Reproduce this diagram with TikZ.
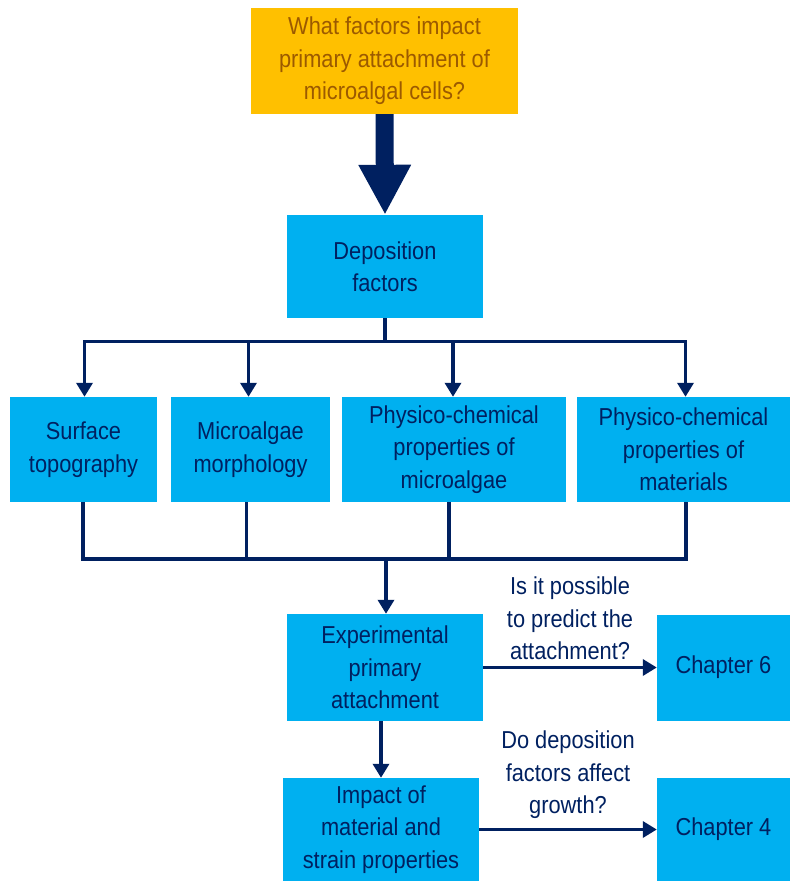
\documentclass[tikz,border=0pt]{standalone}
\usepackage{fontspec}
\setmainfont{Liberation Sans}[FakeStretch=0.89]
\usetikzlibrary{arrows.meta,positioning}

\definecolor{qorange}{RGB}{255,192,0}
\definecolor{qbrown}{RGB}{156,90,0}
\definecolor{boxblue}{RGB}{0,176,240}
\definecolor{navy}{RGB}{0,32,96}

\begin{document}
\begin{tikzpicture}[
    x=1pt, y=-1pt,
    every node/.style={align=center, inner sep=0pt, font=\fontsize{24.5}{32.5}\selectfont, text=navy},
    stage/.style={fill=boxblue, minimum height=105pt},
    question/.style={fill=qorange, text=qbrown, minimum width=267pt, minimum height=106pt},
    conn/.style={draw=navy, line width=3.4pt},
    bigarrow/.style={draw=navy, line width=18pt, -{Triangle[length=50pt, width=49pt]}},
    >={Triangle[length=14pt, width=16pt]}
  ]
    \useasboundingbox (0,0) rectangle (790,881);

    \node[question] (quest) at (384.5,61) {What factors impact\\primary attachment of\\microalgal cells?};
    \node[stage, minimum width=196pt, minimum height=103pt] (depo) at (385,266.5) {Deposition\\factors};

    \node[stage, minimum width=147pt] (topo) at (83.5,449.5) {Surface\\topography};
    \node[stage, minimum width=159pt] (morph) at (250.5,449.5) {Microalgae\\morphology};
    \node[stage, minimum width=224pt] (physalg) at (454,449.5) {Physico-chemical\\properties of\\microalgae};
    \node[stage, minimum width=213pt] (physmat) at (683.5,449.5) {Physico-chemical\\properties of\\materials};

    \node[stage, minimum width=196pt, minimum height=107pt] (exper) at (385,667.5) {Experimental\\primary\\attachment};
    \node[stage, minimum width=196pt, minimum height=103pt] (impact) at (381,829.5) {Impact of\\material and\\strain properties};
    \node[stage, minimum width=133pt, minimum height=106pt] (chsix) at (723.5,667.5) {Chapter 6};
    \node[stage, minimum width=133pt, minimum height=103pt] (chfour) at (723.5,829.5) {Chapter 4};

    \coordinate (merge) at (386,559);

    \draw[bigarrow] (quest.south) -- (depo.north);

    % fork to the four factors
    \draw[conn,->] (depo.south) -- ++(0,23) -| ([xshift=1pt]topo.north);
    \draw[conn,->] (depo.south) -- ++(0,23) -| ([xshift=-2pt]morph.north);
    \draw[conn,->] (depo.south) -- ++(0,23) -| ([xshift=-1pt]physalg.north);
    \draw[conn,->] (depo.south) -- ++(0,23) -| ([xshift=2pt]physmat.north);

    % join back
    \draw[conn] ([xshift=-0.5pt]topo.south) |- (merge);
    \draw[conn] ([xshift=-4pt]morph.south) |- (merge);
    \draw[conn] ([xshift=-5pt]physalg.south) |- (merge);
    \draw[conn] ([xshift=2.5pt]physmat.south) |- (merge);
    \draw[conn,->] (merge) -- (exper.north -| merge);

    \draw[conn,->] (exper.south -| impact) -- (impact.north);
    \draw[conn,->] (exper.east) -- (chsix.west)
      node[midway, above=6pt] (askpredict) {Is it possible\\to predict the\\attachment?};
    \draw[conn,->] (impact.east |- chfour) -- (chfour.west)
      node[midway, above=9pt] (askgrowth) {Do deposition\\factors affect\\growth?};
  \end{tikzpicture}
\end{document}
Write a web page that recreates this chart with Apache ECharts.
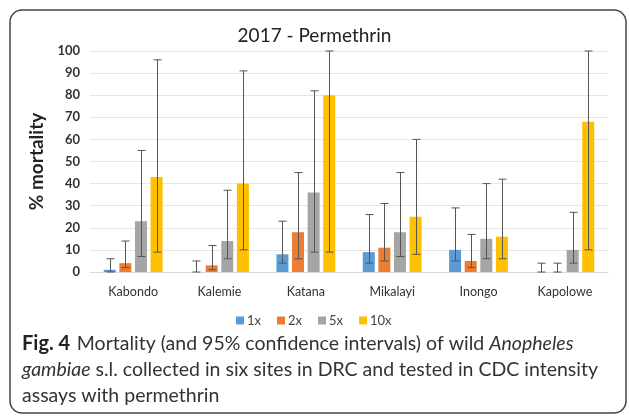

What you have to do = List every line above containing the word "this".

Solution =
Reproduce this diagram with TikZ.
Write a web page that recreates this chart with Apache ECharts.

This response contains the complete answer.